Yep, that headline is a takeoff on the real estate agents’ mantra. And just like the original, it is repeated three times for emphasis, and so you’ll remember. It’s the number one rule in bookkeeping and accounting.

Most business owners know it is important to keep track of receipts for every expenditure from advertising to office supplies to utility bills. Why? Because even though the odds are in your favor of NOT having an audit by the IRS, approach record-keeping as if your tax return was going to be examined. So what does this mean in practice? Is a receipt all you need? Will check stubs suffice for things like rent? Do I need the itemized restaurant receipt as well as the credit card slip?

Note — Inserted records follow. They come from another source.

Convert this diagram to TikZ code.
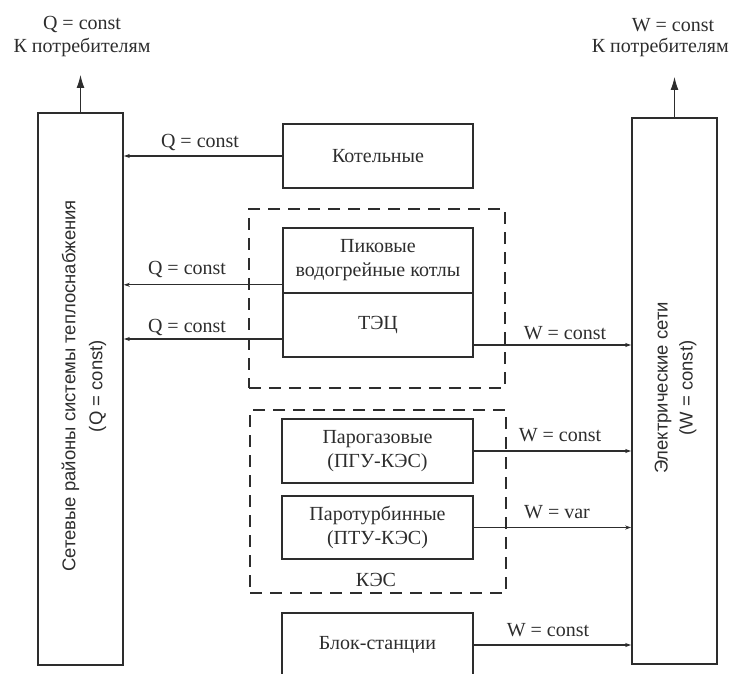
\documentclass[tikz,border=0pt]{standalone}
\usepackage{fontspec}
\setmainfont{Liberation Serif}
\setsansfont{Liberation Sans}
\usetikzlibrary{arrows.meta}
\definecolor{ink}{RGB}{45,45,45}
\begin{document}
\begin{tikzpicture}[x=1pt,y=-1pt,
  every node/.style={text=ink, font=\fontsize{20}{24}\selectfont},
  box/.style={draw=ink, line width=1.6pt, rectangle, inner sep=0pt, align=center},
  grp/.style={draw=ink, line width=1.7pt, dash pattern=on 12pt off 8pt, rectangle, inner sep=0pt},
  flow/.style={draw=ink, line width=1.1pt, -{Stealth[length=6pt,width=4pt]}},
  uparrow/.style={draw=ink, line width=1.1pt, -{Latex[length=13pt,width=8pt]}},
  lbl/.style={inner sep=1pt},
  sidetext/.style={font=\sffamily\fontsize{18.5}{27}\selectfont, rotate=90, align=center, inner sep=0pt}
]
\useasboundingbox (0,0) rectangle (729,674);
\clip (0,0) rectangle (729,674);

% side boxes
\node[box, minimum width=85, minimum height=552] (heat) at (80.5,389) {};
\node[sidetext] (heattxt) at (84,386) {Сетевые районы системы теплоснабжения\\(Q = const)};
\node[box, minimum width=85, minimum height=546] (elec) at (674.5,391) {};
\node[sidetext, font=\sffamily\fontsize{18.5}{25}\selectfont] (electxt) at (675.5,388) {Электрические сети\\(W = const)};

% groups
\node[grp, minimum width=256, minimum height=179] (grpT) at (377,298.5) {};
\node[grp, minimum width=256, minimum height=183] (grpK) at (378,501.5) {};
\node (kes) at (376,580) {КЭС};

% plants
\node[box, minimum width=190, minimum height=64] (kot) at (378,156) {Котельные};
\node[box, minimum width=190, minimum height=65] (pik) at (378,260.5) {Пиковые\\водогрейные котлы};
\node[box, minimum width=190, minimum height=64] (tec) at (378,325) {ТЭЦ};
\node[box, minimum width=191, minimum height=64] (pgu) at (377.5,451) {Парогазовые\\(ПГУ-КЭС)};
\node[box, minimum width=191, minimum height=63] (ptu) at (377.5,527.5) {Паротурбинные\\(ПТУ-КЭС)};
\node[box, minimum width=191, minimum height=64] (blk) at (377.5,645) {Блок-станции};

% heat flows
\draw[flow] (kot.west) -- (kot.west -| heat.east);
\draw[flow] ([yshift=9pt]pik.south west) -- ([yshift=9pt]pik.south west -| heat.east);
\draw[flow] ([yshift=-14pt]tec.west) -- ([yshift=-14pt]tec.west -| heat.east);
\node[lbl] (q1) at (200,143) {Q = const};
\node[lbl] (q2) at (187,269) {Q = const};
\node[lbl] (q3) at (187,327) {Q = const};

% power flows
\draw[flow] ([yshift=-20pt]tec.east) -- ([yshift=-20pt]tec.east -| elec.west);
\draw[flow] (pgu.east) -- (pgu.east -| elec.west);
\draw[flow] (ptu.east) -- (ptu.east -| elec.west);
\draw[flow] (blk.east) -- (blk.east -| elec.west);
\node[lbl] (w0) at (565,333) {W = const};
\node[lbl] (w1) at (560,435) {W = const};
\node[lbl] (w2) at (557,512) {W = var};
\node[lbl] (w3) at (548,630) {W = const};

% consumers
\coordinate (qtip) at (81,75);
\coordinate (wtip) at (674,77);
\draw[uparrow] (heat.north) -- (heat.north |- qtip);
\draw[uparrow] (elec.north) -- (elec.north |- wtip);
\node (qc) at (82,25) {Q = const};
\node (qk) at (82,47) {К потребителям};
\node (wc) at (673,25) {W = const};
\node[anchor=east, inner sep=0pt] (wk) at (729,47) {К потребителям};
\end{tikzpicture}
\end{document}
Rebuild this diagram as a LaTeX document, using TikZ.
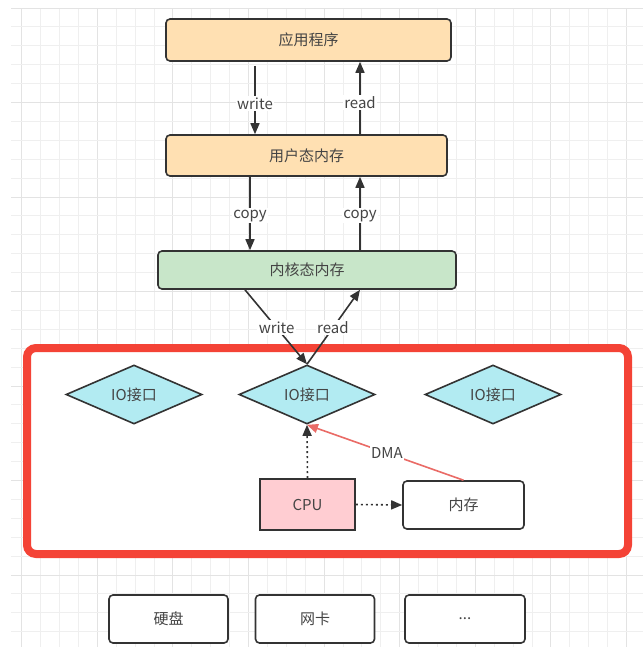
\documentclass[tikz,border=0pt]{standalone}
\usepackage{fontspec}
\setmainfont{Noto Sans CJK SC}
\usetikzlibrary{shapes.geometric,arrows.meta}
\definecolor{stk}{HTML}{333333}
\definecolor{txt}{HTML}{444444}
\definecolor{orangefill}{HTML}{FFE0B2}
\definecolor{greenfill}{HTML}{C8E6C9}
\definecolor{cyanfill}{HTML}{B2EBF2}
\definecolor{pinkfill}{HTML}{FFCDD2}
\definecolor{framered}{HTML}{F44336}
\definecolor{dmared}{HTML}{EA6B66}
\definecolor{gridminor}{HTML}{EFEFEF}
\definecolor{gridmajor}{HTML}{E3E3E3}
\begin{document}
\begin{tikzpicture}[x=1pt,y=-1pt,
  base/.style={draw=stk, line width=1.6pt, text=txt, inner sep=0pt, font=\fontsize{15}{17}\selectfont},
  rbox/.style={base, rectangle, rounded corners=4pt},
  dia/.style={base, diamond, shape aspect=2.3, fill=cyanfill, minimum width=136pt, minimum height=59pt},
  arr/.style={draw=stk, line width=1.6pt, -{Triangle[length=11pt,width=9pt]}},
  dotarr/.style={arr, dash pattern=on 2pt off 3pt},
  dmaarr/.style={draw=dmared, line width=1.6pt, -{Triangle[length=11pt,width=9pt]}},
  lbl/.style={fill=white, text=txt, inner sep=1.5pt, font=\fontsize{15}{17}\selectfont}
]
\useasboundingbox (0,0) rectangle (643,667);
\fill[white] (0,0) rectangle (643,667);
% grid
\foreach \i in {0,...,32}{
  \pgfmathsetmacro{\gx}{21.7+18.9*\i}
  \pgfmathtruncatemacro{\m}{mod(\i,4)==0 ? 1 : 0}
  \ifnum\m=1 \draw[gridmajor, line width=1pt] (\gx,8) -- (\gx,647);
  \else \draw[gridminor, line width=1pt] (\gx,8) -- (\gx,647); \fi
}
\foreach \j in {0,...,33}{
  \pgfmathsetmacro{\gy}{8+18.9*\j}
  \pgfmathtruncatemacro{\m}{mod(\j,5)==0 ? 1 : 0}
  \ifnum\m=1 \draw[gridmajor, line width=1pt] (11,\gy) -- (643,\gy);
  \else \draw[gridminor, line width=1pt] (11,\gy) -- (643,\gy); \fi
}
% red frame
\draw[framered, line width=8pt, rounded corners=9pt, fill=white] (27,348) rectangle (628,554);

% nodes
\node[rbox, fill=orangefill, minimum width=285pt, minimum height=42pt] (app) at (308.5,40) {应用程序};
\node[rbox, fill=orangefill, minimum width=281pt, minimum height=41pt] (user) at (306.5,155.5) {用户态内存};
\node[rbox, fill=greenfill, minimum width=298pt, minimum height=38pt] (kern) at (307,270) {内核态内存};
\node[dia] (io1) at (134,394.5) {IO接口};
\node[dia] (io2) at (307,394.5) {IO接口};
\node[dia] (io3) at (493,394.5) {IO接口};
\node[base, rectangle, fill=pinkfill, minimum width=95pt, minimum height=51pt] (cpu) at (307.5,504.5) {CPU};
\node[rbox, fill=white, minimum width=121pt, minimum height=48pt] (mem) at (463.5,505) {内存};
\node[rbox, fill=white, minimum width=119pt, minimum height=48pt] (disk) at (168.5,619) {硬盘};
\node[rbox, fill=white, minimum width=119pt, minimum height=48pt] (nic) at (315,619) {网卡};
\node[rbox, fill=white, minimum width=120pt, minimum height=48pt] (more) at (465,619) {...};

% connectors
\draw[arr] ([xshift=-53.5pt,yshift=-4pt]app.south) -- node[lbl, pos=0.55] {write} ([xshift=-51.5pt]user.north);
\draw[arr] ([xshift=53.5pt]user.north) -- node[lbl, pos=0.44] {read} ([xshift=51.5pt]app.south);
\draw[arr] ([xshift=-56.5pt]user.south) -- node[lbl, pos=0.53] {copy} ([xshift=-57pt]kern.north);
\draw[arr] ([xshift=53pt]kern.north) -- node[lbl, pos=0.47] {copy} ([xshift=53.5pt]user.south);
\draw[arr] ([xshift=-62pt]kern.south) -- node[lbl, pos=0.51] {write} (io2.north);
\draw[arr] (io2.north) -- node[lbl, pos=0.49] {read} ([xshift=53pt]kern.south);
\draw[dotarr] (cpu.north) -- (io2.south);
\draw[dotarr] (cpu.east) -- (mem.west);
\draw[dmaarr] (mem.north) -- node[lbl, pos=0.49] {DMA} (io2.south);
\end{tikzpicture}
\end{document}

Here are a few tips for keeping good records as you go; the IRS values documentation recorded at the time or near the time of the expense over statements prepared at a later date.

Five questions

You know the old journalism questions, the 5 Ws, or sometimes known as the 5 Ws and an H? Answer those questions about any receipt and you’re well on your way to having good documentation. It should detail the place, date, amount, and character of the expense. Okay, I know; that’s four. Most receipts given out by retailers these days give you this information in spades, so you’re covered for office supplies, etc. And vendors usually provide this info on their invoices or work tickets. But the receipt for a business lunch would not have all the info, so here’s where thinking of the 5 Ws and an H comes in handy:

  • Who: Number of people served, name(s), and the name of the company(s)
  • What: What you discussed that was relevant to business
  • Where: The name and location of the coffee shop or restaurant
  • When: The date of your expense
  • How (much): The total amount

Physical or Digital Receipts?

Physical receipts have always been accepted for audit and record-keeping purposes. As of 1997, the IRS accepts scanned and digital receipts as valid records for tax purposes. Revenue Procedure 97-22 details the specific requirements; suffice it to say they are generally acceptable as long as you can deliver a copy of them to the IRS when necessary.

I lost it!

What if you lose a receipt? As soon as you can, jot down all pertinent info and file it where you would have the actual receipt. Even if the IRS ends up denying that item, you’ve done the right thing by your business, and you’ll have something to jog your memory when the bank or credit card statement comes in.

Of course, now that you have the documents you need, a good filing/organizing system is desirable. It can be elaborate or simple, but make sure it’s well marked and accessible.

I tell all my clients that this timely record-keeping allows peace of mind in the unlikely event an audit is announced. If an audit should come about, rather than fainting, my client’s first response will be, “I’m ready; when will you be here?”